Recently, I’ve noticed a truly practical technology in the robotics field—diffusion policy—is gradually changing the way industrial automation is approached. This isn’t just a concept confined to papers; it’s a solution that has already been validated in real-world scenarios.



Many robot learning methods tend to be either overly idealized or only applicable in specific situations. But diffusion policy is different. Developed by Columbia University and Toyota Research Institute, this approach’s core idea is to borrow from image generation’s diffusion models, treating robot action learning as a denoising process. It sounds a bit abstract, but the actual results are straightforward—tested on 15 tasks, it outperforms traditional methods by an average of 46.9%. This isn’t marginal improvement; it’s a qualitative leap.

I believe the key behind this is that diffusion policy can handle the “messy” problems robots face in reality. For example, multiple execution methods for the same action, occlusions in the environment, interference, or even fluctuations in the robot’s own performance. Traditional regression methods tend to get stuck with these complexities, but diffusion policy, through multiple iterations of refining action sequences, naturally manages such multimodal situations.

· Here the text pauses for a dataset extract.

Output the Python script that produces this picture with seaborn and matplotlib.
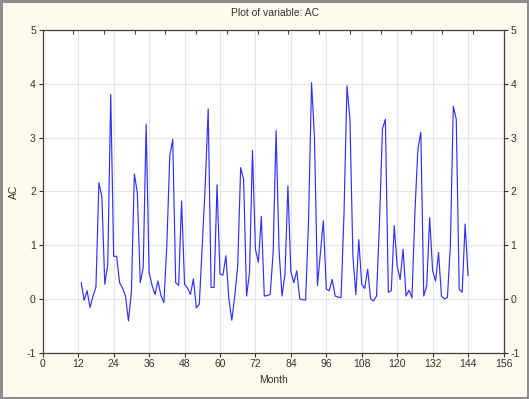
import numpy as np
import pandas as pd
import matplotlib
matplotlib.use("Agg")
import matplotlib.pyplot as plt
import seaborn as sns
from matplotlib.patches import Rectangle

months = list(range(13, 145))
ac_values = [
    0.30, -0.03, 0.15, -0.16, 0.05, 0.22, 2.16, 1.90, 0.27, 0.64, 3.80, 0.79,   # 13-24
    0.79, 0.30, 0.20, 0.05, -0.41, 0.12, 2.32, 1.98, 0.30, 0.58, 3.25, 0.49,    # 25-36
    0.25, 0.08, 0.33, 0.06, -0.07, 1.00, 2.66, 2.97, 0.30, 0.25, 1.82, 0.27,    # 37-48
    0.20, 0.08, 0.37, -0.17, -0.10, 1.00, 2.10, 3.53, 0.21, 0.21, 2.12, 0.46,   # 49-60
    0.44, 0.80, 0.00, -0.40, 0.05, 0.61, 2.44, 2.22, 0.05, 0.49, 2.76, 0.92,    # 61-72
    0.68, 1.53, 0.05, 0.06, 0.08, 0.86, 3.13, 0.90, 0.05, 0.45, 2.10, 0.50,     # 73-84
    0.30, 0.52, 0.00, -0.02, -0.02, 1.48, 4.02, 3.00, 0.25, 0.86, 1.45, 0.18,   # 85-96
    0.15, 0.36, 0.05, 0.03, 0.02, 1.60, 3.96, 3.34, 0.80, 0.08, 1.10, 0.27,     # 97-108
    0.19, 0.55, 0.00, -0.04, 0.05, 1.40, 3.16, 3.34, 0.12, 0.15, 1.36, 0.61,    # 109-120
    0.36, 0.92, 0.05, 0.16, 0.02, 1.60, 2.78, 3.10, 0.05, 0.24, 1.51, 0.52,     # 121-132
    0.33, 0.86, 0.05, 0.00, 0.02, 0.98, 3.58, 3.34, 0.18, 0.12, 1.39, 0.43,     # 133-144
]
x_ticks = list(range(0, 157, 12))
y_ticks = [-1, 0, 1, 2, 3, 4, 5]
title = "Plot of variable: AC"
x_label = "Month"
y_label = "AC"

df = pd.DataFrame({"Month": months, "AC": ac_values})

sns.set_style("white")
plt.rcParams["font.family"] = ["Liberation Sans", "DejaVu Sans"]
plt.rcParams["axes.unicode_minus"] = False

bg = "#FFF9EE"
txt = "#333333"
fig = plt.figure(figsize=(5.29, 3.99), dpi=100, facecolor=bg)
ax = fig.add_axes([0.0809, 0.1165, 0.9518 - 0.0809, 0.9248 - 0.1165])
ax.set_facecolor("white")

sns.lineplot(data=df, x="Month", y="AC", ax=ax, color="#3030ff", linewidth=0.85)

ax.set_xlim(0, 156)
ax.set_ylim(-1, 5)
ax.set_xticks(x_ticks)
ax.set_yticks(y_ticks)
ax.grid(True, color="#e6e6e6", linewidth=0.8)
ax.set_axisbelow(True)
for s in ax.spines.values():
    s.set_color("#404040")
    s.set_linewidth(0.9)
    s.set_visible(True)

ax.tick_params(axis="both", which="major", labelsize=7.5, colors=txt,
               direction="out", length=3, width=0.8, pad=2)
ax.tick_params(axis="y", right=True, labelright=True, left=True, labelleft=True)
ax.tick_params(axis="x", bottom=True)

# top axis with its own (unlabelled) tick marks
top_ticks = np.linspace(10.33, 145.6, 14)
ax2 = ax.twiny()
ax2.set_xlim(0, 156)
ax2.set_xticks(top_ticks)
ax2.set_xticklabels([])
ax2.tick_params(axis="x", direction="in", length=3, width=0.8, colors="#404040")
for s in ax2.spines.values():
    s.set_visible(False)

ax.set_xlabel(x_label, fontsize=7.5, color=txt, labelpad=4)
ax.set_ylabel("")
fig.text(0.026, 0.52, y_label, rotation=90, ha="center", va="center",
         fontsize=7.5, color=txt)
fig.text(0.52, 0.968, title, ha="center", va="center", fontsize=7.5, color=txt)

# window border
fig.patches.append(Rectangle((0.001, 0.002), 0.997, 0.995, transform=fig.transFigure,
                             fill=False, edgecolor="#8c8c8c", linewidth=2.2))

fig.savefig("out.png", dpi=100, facecolor=bg)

From a technical perspective, diffusion policy starts from pure noise and gradually refines it into a specific action sequence based on visual input. It’s not just a one-to-one mapping from observation to action; it can predict 16 future steps but only execute 8, then replan. This ensures smoothness and quick responsiveness to environmental changes. On actual hardware (like UR5 robots with RealSense cameras), this approach performs very stably.

What does this mean for manufacturing or industrial automation companies? First, shorter deployment cycles. You can train effective models with just 50-200 demonstration data points, and inference time can be kept under 0.1 seconds (using an NVIDIA 3080), which is critical for real-time tasks. Second, reliability improves—on Robomimic’s visual tasks, diffusion policy achieves success rates of 90-100%, compared to 50-70% with older methods. This directly translates to less scrap and higher production line efficiency.

Real-world examples are also very convincing. In tasks like pushing T-shaped blocks, diffusion policy can handle moving occlusions and physical disturbances; in delicate fluid operations like pouring coffee, it can perform stably. These are areas where traditional methods often fail.

Of course, this approach isn’t perfect. Inference is computationally intensive—though using DDIM acceleration reduces steps from 100 to 10, the hardware requirements are still significant. However, considering the return on investment, the upfront hardware costs are justified by long-term reliability and scalability—most companies will find it worthwhile.

I’ve also seen some lightweight alternatives emerging, such as Action Lookup Tables claiming to achieve similar results with less computation. But these are essentially memory + lookup table solutions, lacking the generative flexibility of diffusion policy. There’s also research on 3D Diffusion Policy, which aims to enhance spatial reasoning with 3D vision. These are interesting directions, but based on benchmarks, diffusion policy remains the most stable and versatile choice.

Looking ahead, the development in this field is rapid. Combining reinforcement learning, expanding to more degrees of freedom, or integrating with large models could push success rates close to 99%. Commercial tools might appear around 2027, making such robot learning solutions accessible to small and medium-sized enterprises. Hardware optimization is ongoing, with further reductions in latency possible.

Overall, diffusion policy marks a significant leap from theoretical research to practical application in robot learning. If you’re in this field and haven’t considered adopting this approach yet, you might really fall behind. The code and demos are open-sourced on GitHub—interested parties can jump right in and try it out.